2016 Kansas Democratic presidential caucuses
| Candidate | Bernie Sanders | Hillary Clinton |
| Home state | Vermont | New York |
| Delegate count | 23 | 10 |
| Popular vote | 26,637 | 12,593 |
| Percentage | 67.90% | 32.10% |
- Congressional district results Bernie Sanders

= 2016 Kansas Democratic presidential caucuses =

The 2016 Kansas Democratic presidential caucuses took place on March 5 in the U.S. state of Kansas as one of the Democratic Party's primaries ahead of the 2016 presidential election.

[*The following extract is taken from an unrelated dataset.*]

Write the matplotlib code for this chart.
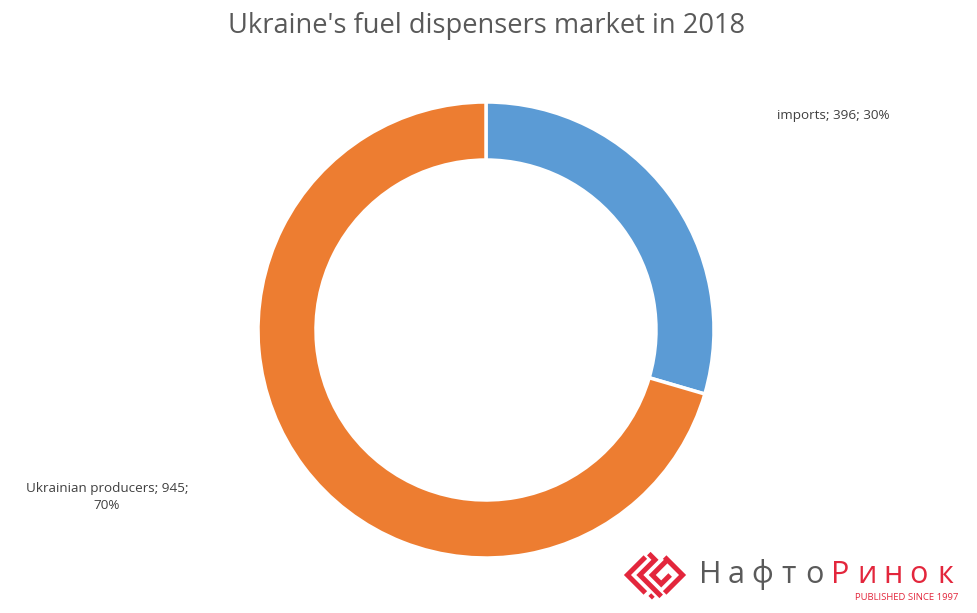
import numpy as np
import matplotlib.pyplot as plt

plt.rcParams['font.family'] = ['Open Sans', 'DejaVu Sans']

labels = ['imports', 'Ukrainian producers']
values = [396, 945]
shares = [30, 70]
colors = ['#5B9BD5', '#ED7D31']

W, H = 977, 613
fig = plt.figure(figsize=(W / 100, H / 100), dpi=100)
ax = fig.add_axes([0, 0, 1, 1])

ax.pie(values, colors=colors, startangle=90, counterclock=False,
       center=(486, H - 330), radius=228, frame=True,
       wedgeprops=dict(width=58, edgecolor='white', linewidth=2.5))
ax.set_xlim(0, W)
ax.set_ylim(0, H)
ax.set_aspect('equal')
ax.axis('off')

ax.text(486, H - 26, "Ukraine's fuel dispensers market in 2018", ha='center', va='center',
        fontsize=19.6, color='#595959')

ax.text(833, H - 115, f'{labels[0]}; {values[0]}; {shares[0]}%', ha='center', va='center',
        fontsize=9.7, color='#404040')
ax.text(107, H - 497, f'{labels[1]}; {values[1]};\n{shares[1]}%', ha='center', va='center',
        fontsize=9.7, color='#404040', linespacing=1.35)

# logo: diamond maze icon (drawn in a unit square, rotated 45 degrees)
red = '#E3263C'
cx, cy, s = 655, H - 575, 19.5
paths = [
    [(-1, -0.3), (-1, 1), (0.3, 1)],
    [(1, 0.3), (1, -1), (-0.3, -1)],
    [(-0.55, -1), (-0.55, 0.55), (0.55, 0.55), (0.55, 1)],
    [(0.55, -0.55), (-0.1, -0.55), (-0.1, 0.1), (1, 0.1)],
    [(-1, -0.65), (-0.8, -0.65)],
]
ang = np.deg2rad(45)
for p in paths:
    p = np.array(p, dtype=float)
    x = cx + s * (p[:, 0] * np.cos(ang) - p[:, 1] * np.sin(ang))
    y = cy + s * (p[:, 0] * np.sin(ang) + p[:, 1] * np.cos(ang))
    ax.plot(x, y, color=red, linewidth=3.6, solid_joinstyle='miter', solid_capstyle='butt')

brand = 'НафтоРинок'
x0, step = 697, 26.1
for i, ch in enumerate(brand):
    ax.text(x0 + step * (i + 0.5), H - 575, ch, ha='center', va='center',
            fontsize=22, color='#5a5a5a' if i < 5 else red)
ax.text(958, H - 597, 'PUBLISHED SINCE 1997', ha='right', va='center', fontsize=6.8,
        color=red)

fig.savefig('out.png', dpi=100)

On the same day, Democratic primaries were held in Louisiana and in Nebraska, while the Republican Party held primaries in four states including their own Kansas caucuses.

==Opinion polling==

| Poll source | Date | 1st | 2nd | 3rd | Other |
|---|---|---|---|---|---|
| Caucus results | March 5, 2016 | Bernie Sanders 67.9% | Hillary Clinton 32.1% | Uncommitted 0.0% |  |
| Fort Hays State University Margin of error: ± 5.0 Sample size: 440 | February 19–26, 2016 | Hillary Clinton 33% | Bernie Sanders 23% |  | Undecided 44% |
| Suffolk University Margin of error: ± ? Sample size: 118 | September 27–30, 2014 | Hillary Clinton 62% | Elizabeth Warren 14% | Joe Biden 4% | Andrew Cuomo 4%, Martin O'Malley 1%, Other 2%, Undecided/Refused 14% |

==Results==

Kansas Democratic caucuses, March 5, 2016
| Candidate | District delegates |  | Estimated delegates |  |  |
| Count | Percentage | Pledged | Unpledged | Total |
| Bernie Sanders | 26,637 | 67.90% | 23 | 0 | 23 |
| Hillary Clinton | 12,593 | 32.10% | 10 | 4 | 14 |
| Uncommitted | —N/a |  | 0 | 0 | 0 |
| Total | 39,230 | 100% | 33 | 4 | 37 |
Source:

==Analysis==
As he did throughout most other states that held caucuses, as well as most farm belt and Great Plains states, Bernie Sanders defeated Hillary Clinton by a two-to-one margin in Kansas, one of the reddest states in the nation. Sanders ran up big margins in urban areas including Kansas City, Lawrence, Topeka, and Wichita, but also won in very rural areas. He won all four congressional districts in the state, never dipping below 60% of the vote. His worst showing was in Kansas's Third Congressional District which borders Missouri, where he received 62% of the vote.